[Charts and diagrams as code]
........

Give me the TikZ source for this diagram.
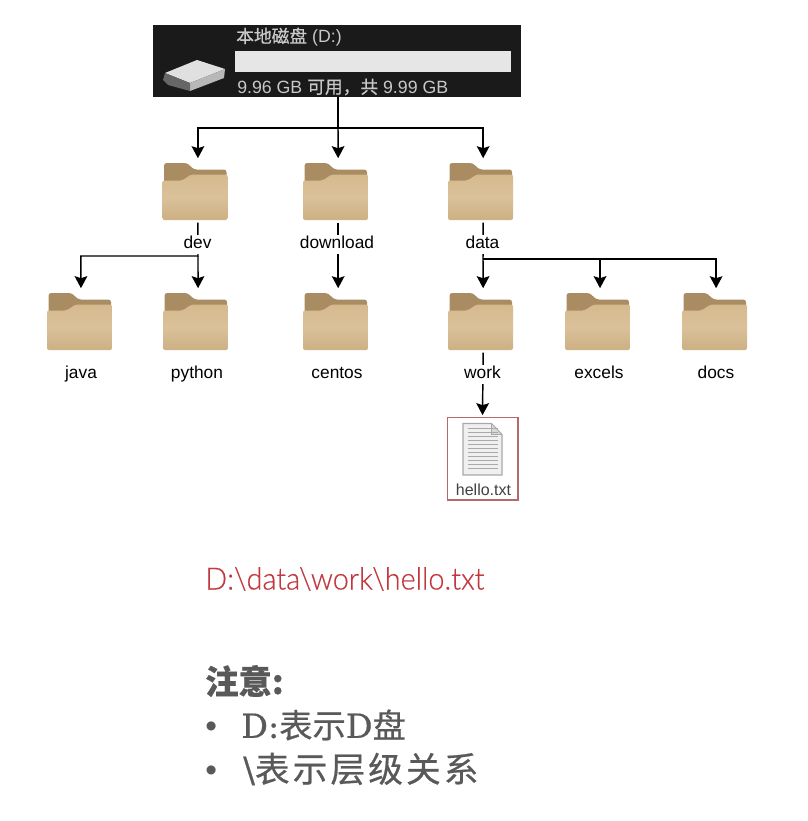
\documentclass[tikz,border=0pt]{standalone}
\usepackage{fontspec}
\usetikzlibrary{positioning,arrows.meta,calc}
\setmainfont{Liberation Sans}
\newfontfamily\cjk[FakeBold=0.6]{Noto Sans CJK SC}
\newfontfamily\cjkwide[FakeBold=0.6,LetterSpace=9]{Noto Sans CJK SC}
\newfontfamily\latinnote[FakeBold=0.5]{DejaVu Serif}
\newfontfamily\pathfont[FakeStretch=0.94,FakeBold=0.4]{Lato Light}
\definecolor{diskbg}{HTML}{1A1A1A}
\definecolor{disktxt}{HTML}{C8C8C8}
\definecolor{diskbar}{HTML}{E6E6E6}
\definecolor{foldback}{HTML}{A98C62}
\definecolor{foldtop}{HTML}{D6BA8E}
\definecolor{foldlow}{HTML}{CDB083}
\definecolor{fileline}{HTML}{A9A9A9}
\definecolor{pathred}{HTML}{C2383F}
\definecolor{boxred}{HTML}{B4696C}
\definecolor{notegray}{HTML}{595959}
\newcommand{\foldart}{%
  \begin{scope}[shift={(path picture bounding box.center)}]
    \fill[foldback,rounded corners=2pt] (-31,-28.5) -- (-8,-28.5) -- (-1,-22) -- (31.5,-22) -- (31.5,0) -- (-31,0) -- cycle;
    \shade[top color=foldtop,bottom color=foldlow,middle color=foldtop!90!white,rounded corners=1.5pt]
      (-32.5,-11) -- (-13,-11) -- (-4,-17) -- (32.5,-17) -- (32.5,28.5) -- (-32.5,28.5) -- cycle;
  \end{scope}}
\newcommand{\fileart}{%
  \begin{scope}[shift={(path picture bounding box.center)}]
    \draw[fileline,fill=white!94!black,line width=0.8pt] (-19.5,-35) -- (9,-35) -- (19.5,-24) -- (19.5,16.5) -- (-19.5,16.5) -- cycle;
    \draw[fileline,fill=white!85!black,line width=0.5pt] (9,-35) -- (9,-24) -- (19.5,-24) -- cycle;
    \foreach \ly in {-30,-26,-22,-18,-14,-10,-6,-2,2,6,10}
      \draw[fileline,line width=0.5pt] (-15,\ly) -- (15,\ly);
  \end{scope}}
\newcommand{\notedot}{{\rmfamily\fontsize{25}{25}\selectfont\textbullet}}
\begin{document}
\begin{tikzpicture}[
  x=0.75pt,y=-0.75pt,
  folder/.style={minimum width=48.75pt,minimum height=42.75pt,inner sep=0pt,outer sep=0pt,
                 path picture={\foldart}},
  lab/.style={fill=white,inner sep=1pt,text height=9.5pt,text depth=2.8pt,font=\fontsize{13}{15}\selectfont},
  disktext/.style={anchor=west,inner sep=0pt,text=disktxt,font=\fontsize{13.3}{15}\selectfont},
  note/.style={anchor=west,inner sep=0pt,text=notegray},
  arr/.style={-{Stealth[length=9pt,width=9.5pt,inset=1.5pt]},draw=black,line width=1.1pt,
              shorten >=3.6pt},
  stub/.style={shorten <=2pt},
]
\useasboundingbox (0,0) rectangle (807,821);

% Disk header
\node[fill=diskbg,minimum width=276pt,minimum height=54pt,inner sep=0pt,outer sep=0pt] (disk) at (337,61) {};
\node[fill=diskbar,minimum width=207pt,minimum height=16pt,inner sep=0pt] (bar) at (373,61.5) {};
\node[disktext] (diskname) at (236,37) {{\cjk 本地磁盘} (D:)};
\node[disktext] (diskfree) at (237,87) {9.96 GB {\cjk 可用，共} 9.99 GB};
% Drive icon
\fill[white!88!black] (165,73) -- (197,60) -- (225,69) -- (190,83) -- cycle;
\fill[white!72!black] (190,83) -- (225,69) -- (224,78) -- (190,91) -- cycle;
\fill[white!40!black] (165,73) -- (190,83) -- (190,91) -- (168,85) -- (163,80) -- cycle;

% Folders
\node[folder] (dev) at (195,191.5) {};
\node[folder] (download) at (335.5,191.5) {};
\node[folder] (data) at (480.5,191.5) {};
\node[folder] (java) at (79.5,321.5) {};
\node[folder] (python) at (195.5,321.5) {};
\node[folder] (centos) at (335.5,321.5) {};
\node[folder] (work) at (480.5,321.5) {};
\node[folder] (excels) at (597.5,321.5) {};
\node[folder] (docs) at (714.5,321.5) {};

% The file, in its red box
\node[draw=boxred,line width=1pt,minimum width=53pt,minimum height=62pt,inner sep=0pt,
      path picture={\fileart}] (hello) at (482.5,458.5) {};

% Bus points of the tree
\coordinate (rootbus) at (338,128);
\coordinate (devbus) at (198,256);
\coordinate (databus) at (483,259);

% Arrows
\draw[arr] (disk.south -| rootbus) -- (rootbus) -| ([xshift=2.2pt]dev.north);
\draw[arr] (rootbus) -- ([xshift=2pt]download.north);
\draw[arr] (rootbus) -| ([xshift=2pt]data.north);
\draw[arr,stub] ([xshift=2.2pt]dev.south) -- (devbus) -| ([xshift=1.1pt]java.north);
\draw[arr] (devbus) -- ([xshift=1.9pt]python.north);
\draw[arr,stub] ([xshift=2pt]download.south) -- ([xshift=2pt]centos.north);
\draw[arr,stub] ([xshift=2pt]data.south) -- (databus) -- ([xshift=2pt]work.north);
\draw[arr] (databus) -| ([xshift=1.9pt]excels.north);
\draw[arr] (databus) -| ([xshift=1.2pt]docs.north);
\draw[arr,stub,shorten >=1pt] ([xshift=2pt]work.south) -- (hello.north);

% Labels sit over the lines
\node[lab] (devlab) at (197.5,244.5) {dev};
\node[lab] (downloadlab) at (337,244.5) {download};
\node[lab] (datalab) at (482.5,244.5) {data};
\node[lab] (javalab) at (81,374.5) {java};
\node[lab] (pythonlab) at (197,374.5) {python};
\node[lab] (centoslab) at (337,374.5) {centos};
\node[lab] (worklab) at (482.5,374.5) {work};
\node[lab] (excelslab) at (599,374.5) {excels};
\node[lab] (docslab) at (716,374.5) {docs};
\node[inner sep=0pt,font=\fontsize{12}{14}\selectfont,text=black!75] (hellolab) at (483.5,489.5) {hello.txt};

% Path and notes
\node[anchor=west,inner sep=0pt,text=pathred,font=\pathfont\fontsize{23}{28}\selectfont] (pathtxt) at (205,579) {D:\textbackslash data\textbackslash work\textbackslash hello.txt};
\node[note,font=\cjk\bfseries\fontsize{25}{28}\selectfont] (notehead) at (205,681) {注意:};
\node[note,font=\cjk\fontsize{25}{28}\selectfont] (noteone) at (205,725) {\makebox[27pt][l]{\notedot}{\latinnote D:}表示{\latinnote D}盘};
\node[note,font=\cjkwide\fontsize{26}{30}\selectfont] (notetwo) at (205,769) {\makebox[28.5pt][l]{\notedot}{\latinnote\textbackslash}表示层级关系};
\end{tikzpicture}
\end{document}
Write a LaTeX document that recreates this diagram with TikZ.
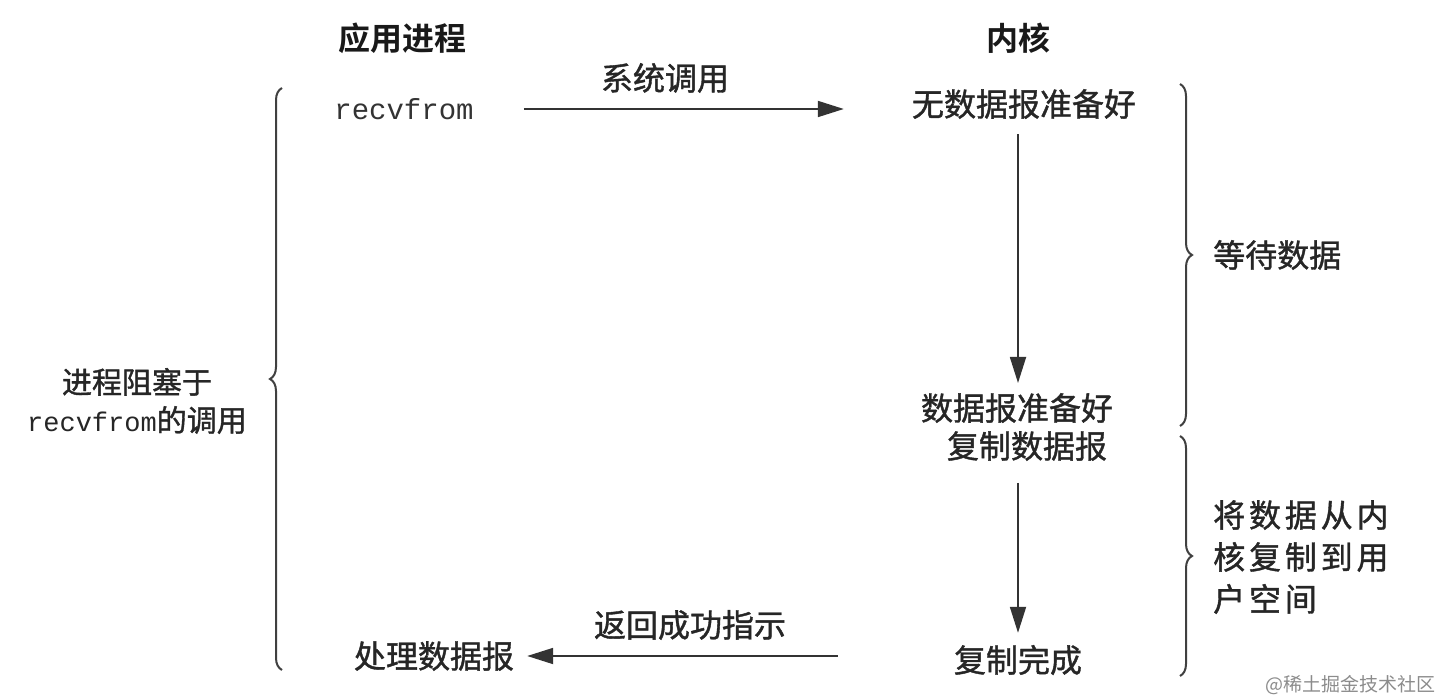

........

§ Exercise details:
Omit every image. Quote each record exactly.

§ Answer to the problem:
Give me the TikZ source for this diagram.
\documentclass[tikz,border=0pt]{standalone}
\usepackage{fontspec}
\usetikzlibrary{positioning,arrows.meta,calc}
\setmainfont{Liberation Sans}
\newfontfamily\cjk[FakeBold=0.6]{Noto Sans CJK SC}
\newfontfamily\cjkwide[FakeBold=0.6,LetterSpace=9]{Noto Sans CJK SC}
\newfontfamily\latinnote[FakeBold=0.5]{DejaVu Serif}
\newfontfamily\pathfont[FakeStretch=0.94,FakeBold=0.4]{Lato Light}
\definecolor{diskbg}{HTML}{1A1A1A}
\definecolor{disktxt}{HTML}{C8C8C8}
\definecolor{diskbar}{HTML}{E6E6E6}
\definecolor{foldback}{HTML}{A98C62}
\definecolor{foldtop}{HTML}{D6BA8E}
\definecolor{foldlow}{HTML}{CDB083}
\definecolor{fileline}{HTML}{A9A9A9}
\definecolor{pathred}{HTML}{C2383F}
\definecolor{boxred}{HTML}{B4696C}
\definecolor{notegray}{HTML}{595959}
\newcommand{\foldart}{%
  \begin{scope}[shift={(path picture bounding box.center)}]
    \fill[foldback,rounded corners=2pt] (-31,-28.5) -- (-8,-28.5) -- (-1,-22) -- (31.5,-22) -- (31.5,0) -- (-31,0) -- cycle;
    \shade[top color=foldtop,bottom color=foldlow,middle color=foldtop!90!white,rounded corners=1.5pt]
      (-32.5,-11) -- (-13,-11) -- (-4,-17) -- (32.5,-17) -- (32.5,28.5) -- (-32.5,28.5) -- cycle;
  \end{scope}}
\newcommand{\fileart}{%
  \begin{scope}[shift={(path picture bounding box.center)}]
    \draw[fileline,fill=white!94!black,line width=0.8pt] (-19.5,-35) -- (9,-35) -- (19.5,-24) -- (19.5,16.5) -- (-19.5,16.5) -- cycle;
    \draw[fileline,fill=white!85!black,line width=0.5pt] (9,-35) -- (9,-24) -- (19.5,-24) -- cycle;
    \foreach \ly in {-30,-26,-22,-18,-14,-10,-6,-2,2,6,10}
      \draw[fileline,line width=0.5pt] (-15,\ly) -- (15,\ly);
  \end{scope}}
\newcommand{\notedot}{{\rmfamily\fontsize{25}{25}\selectfont\textbullet}}
\begin{document}
\begin{tikzpicture}[
  x=0.75pt,y=-0.75pt,
  folder/.style={minimum width=48.75pt,minimum height=42.75pt,inner sep=0pt,outer sep=0pt,
                 path picture={\foldart}},
  lab/.style={fill=white,inner sep=1pt,text height=9.5pt,text depth=2.8pt,font=\fontsize{13}{15}\selectfont},
  disktext/.style={anchor=west,inner sep=0pt,text=disktxt,font=\fontsize{13.3}{15}\selectfont},
  note/.style={anchor=west,inner sep=0pt,text=notegray},
  arr/.style={-{Stealth[length=9pt,width=9.5pt,inset=1.5pt]},draw=black,line width=1.1pt,
              shorten >=3.6pt},
  stub/.style={shorten <=2pt},
]
\useasboundingbox (0,0) rectangle (807,821);

% Disk header
\node[fill=diskbg,minimum width=276pt,minimum height=54pt,inner sep=0pt,outer sep=0pt] (disk) at (337,61) {};
\node[fill=diskbar,minimum width=207pt,minimum height=16pt,inner sep=0pt] (bar) at (373,61.5) {};
\node[disktext] (diskname) at (236,37) {{\cjk 本地磁盘} (D:)};
\node[disktext] (diskfree) at (237,87) {9.96 GB {\cjk 可用，共} 9.99 GB};
% Drive icon
\fill[white!88!black] (165,73) -- (197,60) -- (225,69) -- (190,83) -- cycle;
\fill[white!72!black] (190,83) -- (225,69) -- (224,78) -- (190,91) -- cycle;
\fill[white!40!black] (165,73) -- (190,83) -- (190,91) -- (168,85) -- (163,80) -- cycle;

% Folders
\node[folder] (dev) at (195,191.5) {};
\node[folder] (download) at (335.5,191.5) {};
\node[folder] (data) at (480.5,191.5) {};
\node[folder] (java) at (79.5,321.5) {};
\node[folder] (python) at (195.5,321.5) {};
\node[folder] (centos) at (335.5,321.5) {};
\node[folder] (work) at (480.5,321.5) {};
\node[folder] (excels) at (597.5,321.5) {};
\node[folder] (docs) at (714.5,321.5) {};

% The file, in its red box
\node[draw=boxred,line width=1pt,minimum width=53pt,minimum height=62pt,inner sep=0pt,
      path picture={\fileart}] (hello) at (482.5,458.5) {};

% Bus points of the tree
\coordinate (rootbus) at (338,128);
\coordinate (devbus) at (198,256);
\coordinate (databus) at (483,259);

% Arrows
\draw[arr] (disk.south -| rootbus) -- (rootbus) -| ([xshift=2.2pt]dev.north);
\draw[arr] (rootbus) -- ([xshift=2pt]download.north);
\draw[arr] (rootbus) -| ([xshift=2pt]data.north);
\draw[arr,stub] ([xshift=2.2pt]dev.south) -- (devbus) -| ([xshift=1.1pt]java.north);
\draw[arr] (devbus) -- ([xshift=1.9pt]python.north);
\draw[arr,stub] ([xshift=2pt]download.south) -- ([xshift=2pt]centos.north);
\draw[arr,stub] ([xshift=2pt]data.south) -- (databus) -- ([xshift=2pt]work.north);
\draw[arr] (databus) -| ([xshift=1.9pt]excels.north);
\draw[arr] (databus) -| ([xshift=1.2pt]docs.north);
\draw[arr,stub,shorten >=1pt] ([xshift=2pt]work.south) -- (hello.north);

% Labels sit over the lines
\node[lab] (devlab) at (197.5,244.5) {dev};
\node[lab] (downloadlab) at (337,244.5) {download};
\node[lab] (datalab) at (482.5,244.5) {data};
\node[lab] (javalab) at (81,374.5) {java};
\node[lab] (pythonlab) at (197,374.5) {python};
\node[lab] (centoslab) at (337,374.5) {centos};
\node[lab] (worklab) at (482.5,374.5) {work};
\node[lab] (excelslab) at (599,374.5) {excels};
\node[lab] (docslab) at (716,374.5) {docs};
\node[inner sep=0pt,font=\fontsize{12}{14}\selectfont,text=black!75] (hellolab) at (483.5,489.5) {hello.txt};

% Path and notes
\node[anchor=west,inner sep=0pt,text=pathred,font=\pathfont\fontsize{23}{28}\selectfont] (pathtxt) at (205,579) {D:\textbackslash data\textbackslash work\textbackslash hello.txt};
\node[note,font=\cjk\bfseries\fontsize{25}{28}\selectfont] (notehead) at (205,681) {注意:};
\node[note,font=\cjk\fontsize{25}{28}\selectfont] (noteone) at (205,725) {\makebox[27pt][l]{\notedot}{\latinnote D:}表示{\latinnote D}盘};
\node[note,font=\cjkwide\fontsize{26}{30}\selectfont] (notetwo) at (205,769) {\makebox[28.5pt][l]{\notedot}{\latinnote\textbackslash}表示层级关系};
\end{tikzpicture}
\end{document}
Write a LaTeX document that recreates this diagram with TikZ.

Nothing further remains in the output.